1994年8月4日。
当時小学校4年生だった私は、おばさんに連れられて兄や幼馴染とプールに来ていた。
遊び始めて間もない12時を回ったころ、屋外プールに放送が流れ、おばさんが呼び出された。
戻ってきたおばさんが私たちに何と言ったかは覚えていないけど、「赤ちゃんが生まれたから今から病院に行くよ」とのことだった。
そう。私に妹か弟が出来たのだ。
平成初期、スマホはおろか携帯電話なんてものはなく、病院から仕事中の父親へ、父親からおじさんへ、おじさんからプールの事務所へ、そしておばさんに繋ぐというまるで伝言ゲームのようなリレー式のやりとりだった。もちろんすべて固定電話。
プールが大好きだった私。もっと泳ぎたかったなんて思うこともなく、急いで着替えて車に乗り込み、病院まで行ったことは覚えている。
しかし、その日のそれ以降の記憶はまったくない。初めてみた赤ちゃんに何を思ったのか、小学校4年生であれば覚えていそうな気もするが本当に思い出せない。
一週間の合宿
経営者である父親は、仕事人間である。当然、母親の産後の入院中に小学生二人の面倒を見れるはずもなく、幼馴染の家に兄妹で預けられた。
私にとっては、初めて母親と離れて暮らすという試練だったが、幸い8月という夏休み期間であったため毎日病院に会いに行くことができた。
幼馴染の家から一人でバスに乗り、10分もかからずにつく大きな総合病院。ちなみに私もここで生まれた。
生まれてから毎日、新生児室のブラインドが開く時間にガラスに貼りついて見ていたのははっきり覚えている。小柄な小学生の私が背伸びをしなくてもギリギリ見られる高さだった。

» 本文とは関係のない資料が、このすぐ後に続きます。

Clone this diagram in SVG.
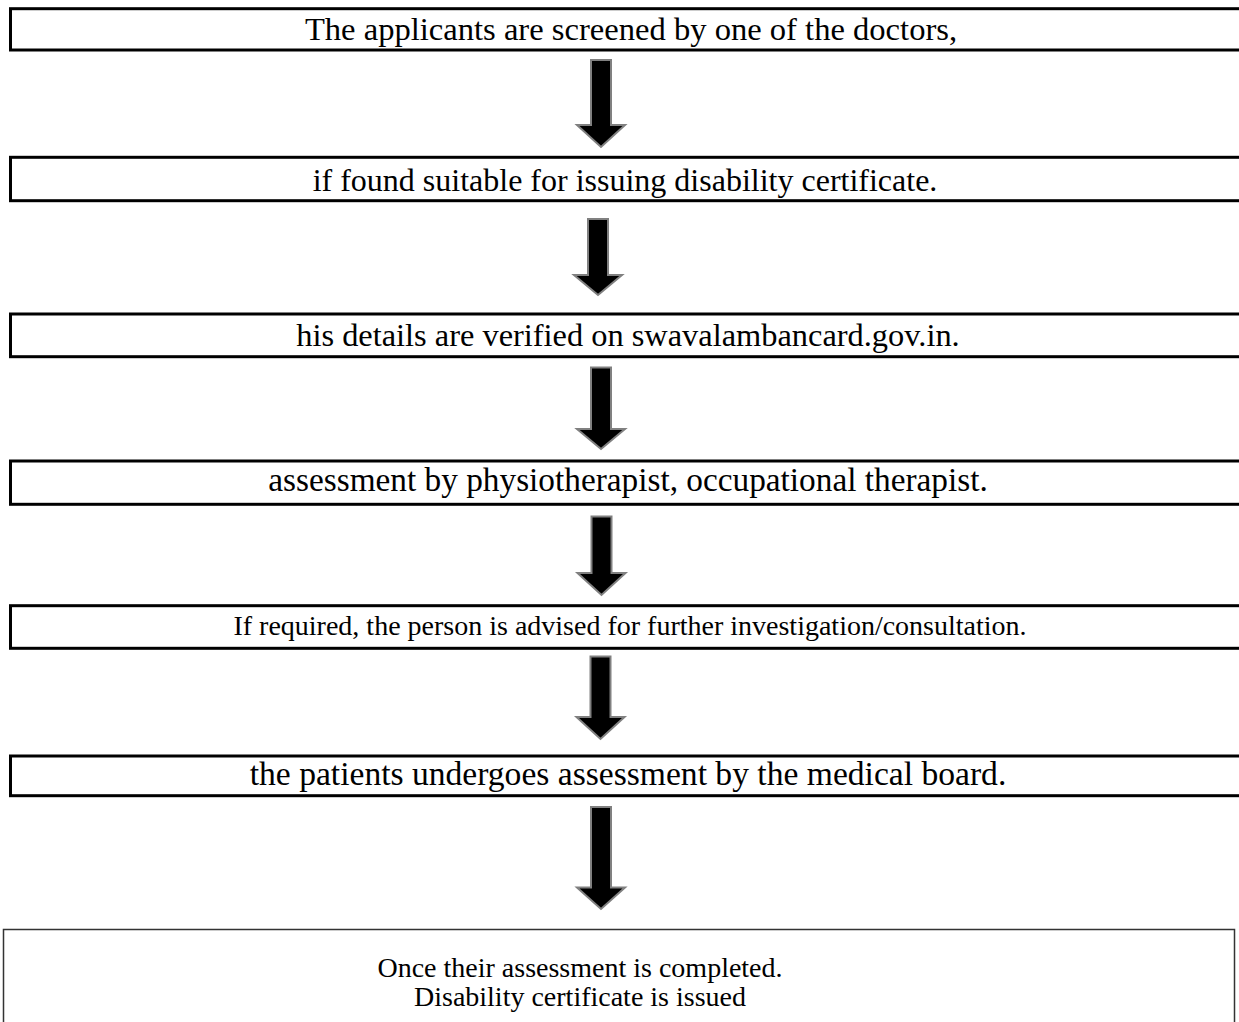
<svg xmlns="http://www.w3.org/2000/svg" width="1239" height="1022" viewBox="0 0 1239 1022">
<style>
.box{fill:#fff;stroke:#000;stroke-width:3}
.last{fill:#fff;stroke:#333;stroke-width:1.5}
.t{font-family:"Liberation Serif","Times New Roman",serif;font-size:33px;fill:#000;text-anchor:middle}
.s{font-size:28px}
.arr{fill:#000;stroke:#808080;stroke-width:2;stroke-linejoin:miter}
</style>
<rect width="1239" height="1022" fill="#fff"/>
<g id="connectors">
<path class="arr" d="M591,60 H611 V125 H625 L601,147 L577,125 H591 Z"/>
<path class="arr" d="M588,219 H608 V275 H622 L598,295 L574,275 H588 Z"/>
<path class="arr" d="M591,367.5 H611 V429 H625 L601,449 L577,429 H591 Z"/>
<path class="arr" d="M591.5,516.5 H611.5 V573 H625.5 L601.5,595 L577.5,573 H591.5 Z"/>
<path class="arr" d="M590.5,656.5 H610.5 V717 H624.5 L600.5,739 L576.5,717 H590.5 Z"/>
<path class="arr" d="M591,807 H611 V887.5 H625 L601,909 L577,887.5 H591 Z"/>
</g>
<g id="node1"><rect class="box" x="10.5" y="8.7" width="1240" height="41.3"/><text class="t" style="font-size:32.6px" x="631" y="40">The applicants are screened by one of the doctors,</text></g>
<g id="node2"><rect class="box" x="10.5" y="157.3" width="1240" height="43.4"/><text class="t" style="font-size:32px" x="625" y="191">if found suitable for issuing disability certificate.</text></g>
<g id="node3"><rect class="box" x="10.5" y="314" width="1240" height="42.7"/><text class="t" style="font-size:32.4px" x="628" y="346">his details are verified on swavalambancard.gov.in.</text></g>
<g id="node4"><rect class="box" x="10.5" y="461" width="1240" height="43.3"/><text class="t" style="font-size:33.3px" x="628" y="491">assessment by physiotherapist, occupational therapist.</text></g>
<g id="node5"><rect class="box" x="10.5" y="605.7" width="1240" height="42.6"/><text class="t s" x="630" y="635">If required, the person is advised for further investigation/consultation.</text></g>
<g id="node6"><rect class="box" x="10.5" y="756" width="1240" height="39.7"/><text class="t" style="font-size:33.6px" x="628" y="785">the patients undergoes assessment by the medical board.</text></g>
<g id="node7"><rect class="last" x="3.5" y="929.5" width="1231" height="100"/><text class="t s" x="580" y="977">Once their assessment is completed.</text><text class="t s" x="580" y="1006">Disability certificate is issued</text></g>
</svg>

そして病室の母親とおしゃべりをし、バスに乗って帰るという毎日を繰り返していた。
はじめて妹に触れた日
「赤ちゃん抱っこしてみる?」
ある時突然、看護師さんに声を掛けられた。
毎日ガラスにへばりつく私を、看護師さんは毎日見ていたのだろう。
本来入れないはずの新生児室に入れてもらい、小学生が着るなんて想定していないブカブカのガウンを着せられて椅子に座った。
その私の腕の中に、看護師さんが生まれて数日の妹を乗せてくれたんだ。
映像は今でも覚えているけれど、何を思ったかはこれまた覚えていない。9年間も末っ子でいた自分に妹が出来たこと、初めて出会う赤ちゃんという存在に頭が追い付いていなかったのかもしれない。
歳の離れた姉妹
妹が赤ちゃんの間は、おむつを変えたり出来るお手伝いをそれなりにやっていたと思う。だけど、すぐに中学生になった私は部活に明け暮れて、この頃の妹との記憶はほとんどない。

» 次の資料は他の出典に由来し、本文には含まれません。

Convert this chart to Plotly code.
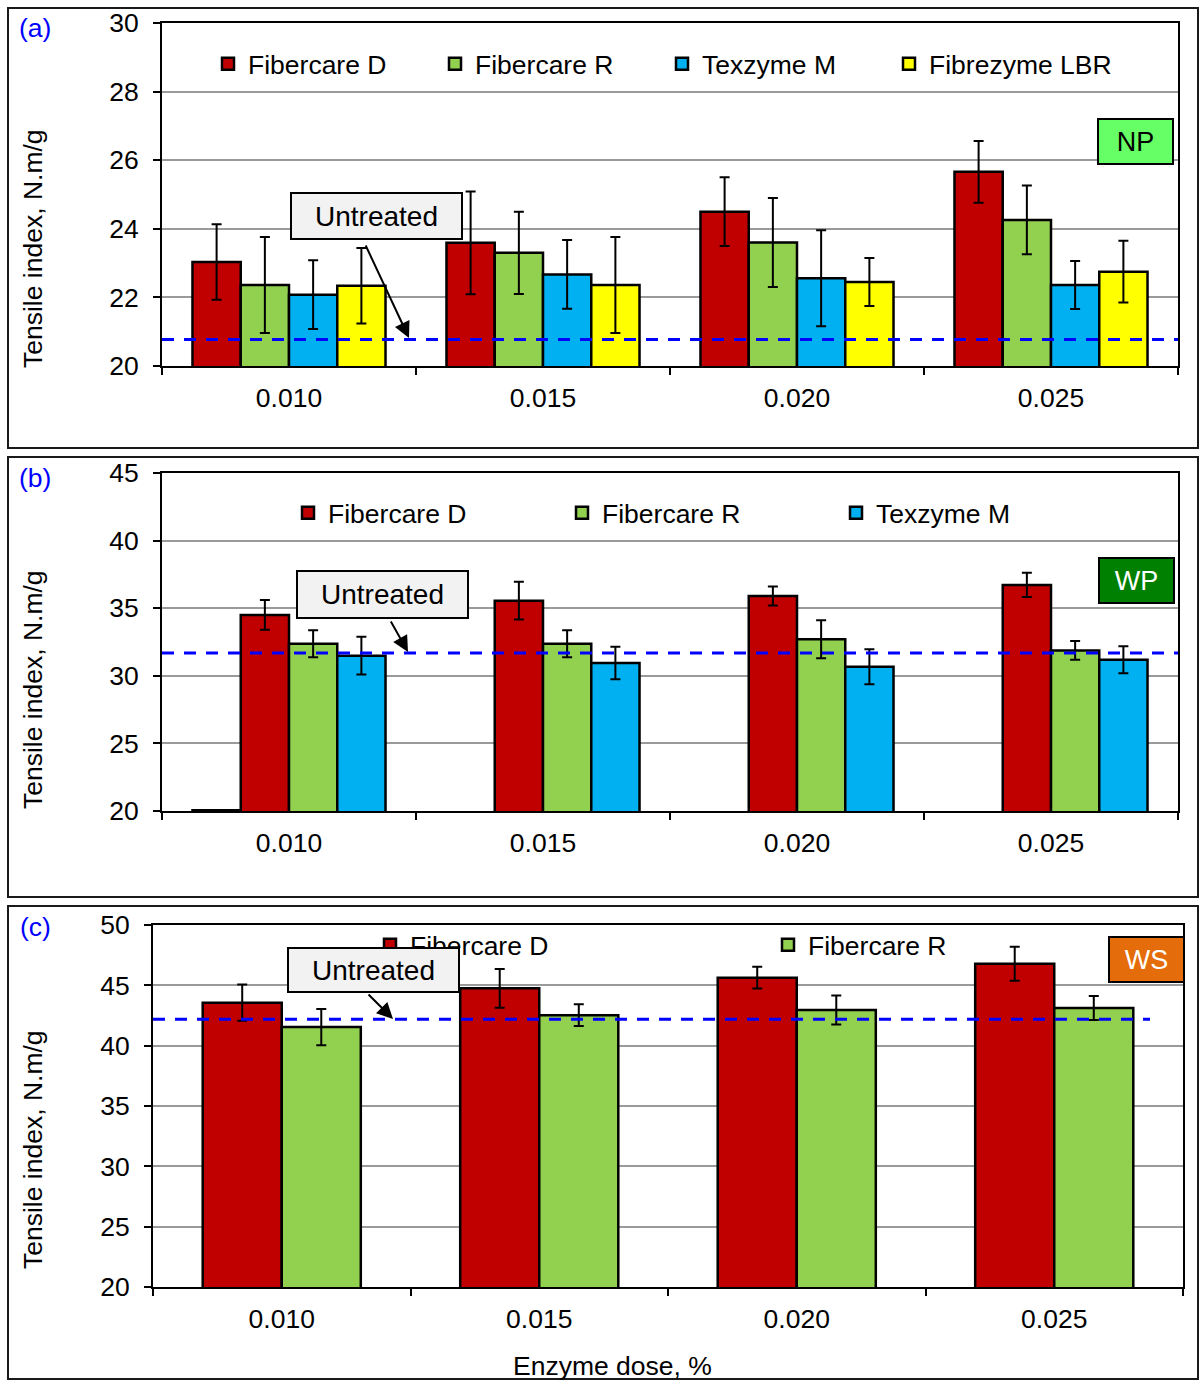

アレルギーが酷くて病院通いばかりになってしまった妹に、中学生や高校生の私が何かできるはずもなく……。
そうしているうちに、私は専門学校入学にあたって地方に引越した。
東京で生まれ育った私の初めての田舎&一人暮らし。
家族と離れて暮らす日々
半年ほど経過した寮生活1年目の誕生日、荷物が届く。
中身は母親が作ったケーキと当時10歳の妹からの手紙、そしてチップとデールのマグカップ。このマグカップは、母親がお金を出したものではなく、妹が通っている英語教室でシールを貯めて交換したものらしい。

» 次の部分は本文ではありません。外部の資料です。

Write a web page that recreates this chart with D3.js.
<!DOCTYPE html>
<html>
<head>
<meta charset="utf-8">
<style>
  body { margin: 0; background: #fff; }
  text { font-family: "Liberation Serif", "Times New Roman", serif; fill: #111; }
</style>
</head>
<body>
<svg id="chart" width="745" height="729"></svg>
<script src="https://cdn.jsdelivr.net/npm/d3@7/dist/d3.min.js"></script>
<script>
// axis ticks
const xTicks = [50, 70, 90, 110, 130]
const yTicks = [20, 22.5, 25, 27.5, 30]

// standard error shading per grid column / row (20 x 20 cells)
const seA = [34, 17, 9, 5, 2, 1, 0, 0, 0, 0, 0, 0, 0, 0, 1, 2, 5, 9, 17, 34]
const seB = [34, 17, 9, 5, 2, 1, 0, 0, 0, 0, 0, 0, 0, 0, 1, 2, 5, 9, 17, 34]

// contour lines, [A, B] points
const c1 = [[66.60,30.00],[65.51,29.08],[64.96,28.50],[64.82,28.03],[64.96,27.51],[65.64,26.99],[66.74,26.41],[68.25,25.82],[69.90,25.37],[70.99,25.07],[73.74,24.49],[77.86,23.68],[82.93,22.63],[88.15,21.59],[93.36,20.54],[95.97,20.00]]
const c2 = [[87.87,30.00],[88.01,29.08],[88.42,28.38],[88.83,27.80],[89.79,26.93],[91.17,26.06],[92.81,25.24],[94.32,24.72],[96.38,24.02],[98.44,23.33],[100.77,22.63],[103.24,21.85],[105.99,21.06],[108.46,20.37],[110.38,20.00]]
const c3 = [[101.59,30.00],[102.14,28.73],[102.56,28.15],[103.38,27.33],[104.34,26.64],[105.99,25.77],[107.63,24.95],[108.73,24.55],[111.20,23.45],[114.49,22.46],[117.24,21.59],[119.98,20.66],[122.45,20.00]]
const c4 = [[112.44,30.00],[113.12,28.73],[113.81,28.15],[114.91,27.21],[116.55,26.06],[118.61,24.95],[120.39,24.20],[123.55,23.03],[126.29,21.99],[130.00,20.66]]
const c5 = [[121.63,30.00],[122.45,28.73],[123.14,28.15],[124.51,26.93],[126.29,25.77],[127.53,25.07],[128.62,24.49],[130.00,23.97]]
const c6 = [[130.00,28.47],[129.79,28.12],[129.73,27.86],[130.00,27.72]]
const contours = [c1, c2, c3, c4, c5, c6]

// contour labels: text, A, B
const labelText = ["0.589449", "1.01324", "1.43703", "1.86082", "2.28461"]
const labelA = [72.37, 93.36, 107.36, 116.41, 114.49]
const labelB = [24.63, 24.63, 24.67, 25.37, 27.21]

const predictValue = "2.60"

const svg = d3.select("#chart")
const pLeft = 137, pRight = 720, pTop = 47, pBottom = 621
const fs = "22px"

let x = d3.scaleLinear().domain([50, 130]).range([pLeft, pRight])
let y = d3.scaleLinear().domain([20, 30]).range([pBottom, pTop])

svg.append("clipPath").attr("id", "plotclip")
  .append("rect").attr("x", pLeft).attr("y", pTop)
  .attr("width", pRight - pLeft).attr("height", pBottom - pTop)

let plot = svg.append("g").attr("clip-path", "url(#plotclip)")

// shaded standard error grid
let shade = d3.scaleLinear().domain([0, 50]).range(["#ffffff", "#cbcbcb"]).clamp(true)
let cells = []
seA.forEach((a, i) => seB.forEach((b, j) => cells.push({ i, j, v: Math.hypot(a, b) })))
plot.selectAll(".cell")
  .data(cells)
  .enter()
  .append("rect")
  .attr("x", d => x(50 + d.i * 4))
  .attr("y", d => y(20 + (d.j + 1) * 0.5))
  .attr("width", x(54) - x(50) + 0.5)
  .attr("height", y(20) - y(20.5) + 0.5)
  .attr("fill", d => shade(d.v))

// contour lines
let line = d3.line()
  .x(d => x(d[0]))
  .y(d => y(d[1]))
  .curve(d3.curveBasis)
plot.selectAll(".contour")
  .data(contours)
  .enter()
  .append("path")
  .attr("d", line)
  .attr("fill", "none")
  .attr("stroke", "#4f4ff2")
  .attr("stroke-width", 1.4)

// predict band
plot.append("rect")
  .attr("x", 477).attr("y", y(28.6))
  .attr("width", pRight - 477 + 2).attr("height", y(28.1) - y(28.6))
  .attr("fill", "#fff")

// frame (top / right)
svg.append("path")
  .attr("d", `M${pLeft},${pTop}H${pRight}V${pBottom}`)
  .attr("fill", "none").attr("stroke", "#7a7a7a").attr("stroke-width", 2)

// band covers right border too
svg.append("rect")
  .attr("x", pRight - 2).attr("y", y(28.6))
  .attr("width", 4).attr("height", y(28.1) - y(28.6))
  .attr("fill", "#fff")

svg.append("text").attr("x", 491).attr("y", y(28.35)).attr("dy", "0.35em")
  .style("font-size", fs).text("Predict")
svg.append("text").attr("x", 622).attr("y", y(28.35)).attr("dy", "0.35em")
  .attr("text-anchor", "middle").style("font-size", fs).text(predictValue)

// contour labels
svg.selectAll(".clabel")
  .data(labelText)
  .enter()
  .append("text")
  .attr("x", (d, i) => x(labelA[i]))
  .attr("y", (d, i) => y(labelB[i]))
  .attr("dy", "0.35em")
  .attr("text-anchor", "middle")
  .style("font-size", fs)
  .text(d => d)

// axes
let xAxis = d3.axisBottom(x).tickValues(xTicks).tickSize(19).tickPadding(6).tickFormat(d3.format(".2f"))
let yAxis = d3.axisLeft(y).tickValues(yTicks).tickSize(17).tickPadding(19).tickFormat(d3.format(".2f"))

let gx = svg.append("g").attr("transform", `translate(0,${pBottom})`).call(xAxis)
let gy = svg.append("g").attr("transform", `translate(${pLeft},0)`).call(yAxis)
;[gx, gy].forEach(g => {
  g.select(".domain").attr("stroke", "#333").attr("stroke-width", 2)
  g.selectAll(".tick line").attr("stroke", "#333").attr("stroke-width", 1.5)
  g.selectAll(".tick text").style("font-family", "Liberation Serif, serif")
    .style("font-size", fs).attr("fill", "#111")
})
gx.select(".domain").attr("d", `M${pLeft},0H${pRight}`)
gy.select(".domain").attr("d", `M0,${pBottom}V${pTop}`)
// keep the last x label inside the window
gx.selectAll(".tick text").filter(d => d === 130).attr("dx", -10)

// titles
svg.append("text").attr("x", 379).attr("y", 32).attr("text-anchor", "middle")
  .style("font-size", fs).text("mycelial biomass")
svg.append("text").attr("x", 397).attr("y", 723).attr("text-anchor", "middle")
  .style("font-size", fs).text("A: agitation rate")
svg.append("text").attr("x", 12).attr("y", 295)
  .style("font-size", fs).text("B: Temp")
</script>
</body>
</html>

小学生なんて、自分が欲しいものもたくさんあるだろうに、離れたお姉ちゃんへの誕生日プレゼントのために頑張るなんて……泣ける。ちなみに手紙は今でも保管してある。何でも捨てたがりの私が捨てられないもののひとつだ。
大変だった妹の青春時代
一度は落ち着いたように見えた妹の身体は、小学校高学年から再び芳しく無い状況になり、運動が一切できないほどだった。体育はすべて見学、好きだったダンス教室も諦めることに。
中学高校は欠席が多くなり、元気100倍だった私の青春時代とはかなり違ったと思う。
きっと辛かったと思う。でもそんな姿は私には見せなかったから凄い。私だったらイライラで暴れまくっていただろう。
妹は幼いころ、上2人が思春期で大変なのを見てきたから、自分を抑えるようになっていたのかもしれない。
とにかく、私の印象としての妹のこれまでの人生は「大変」だった。
2023年8月4日。
今年一番の最強開運日。
相変わらずめちゃめちゃ暑い日。
妹が結婚した。
出会ってから半年ぐらいのスピード結婚。
びっくりし過ぎて未だに実感はない。
嬉しいとかおめでとうとか寂しいとかそんな感覚もまだない。
だけどこれだけははっきりとわかっている。
あなたの幸せはこれからだ。
人生の初めの方で大変だった分、これからは幸せしかないはず。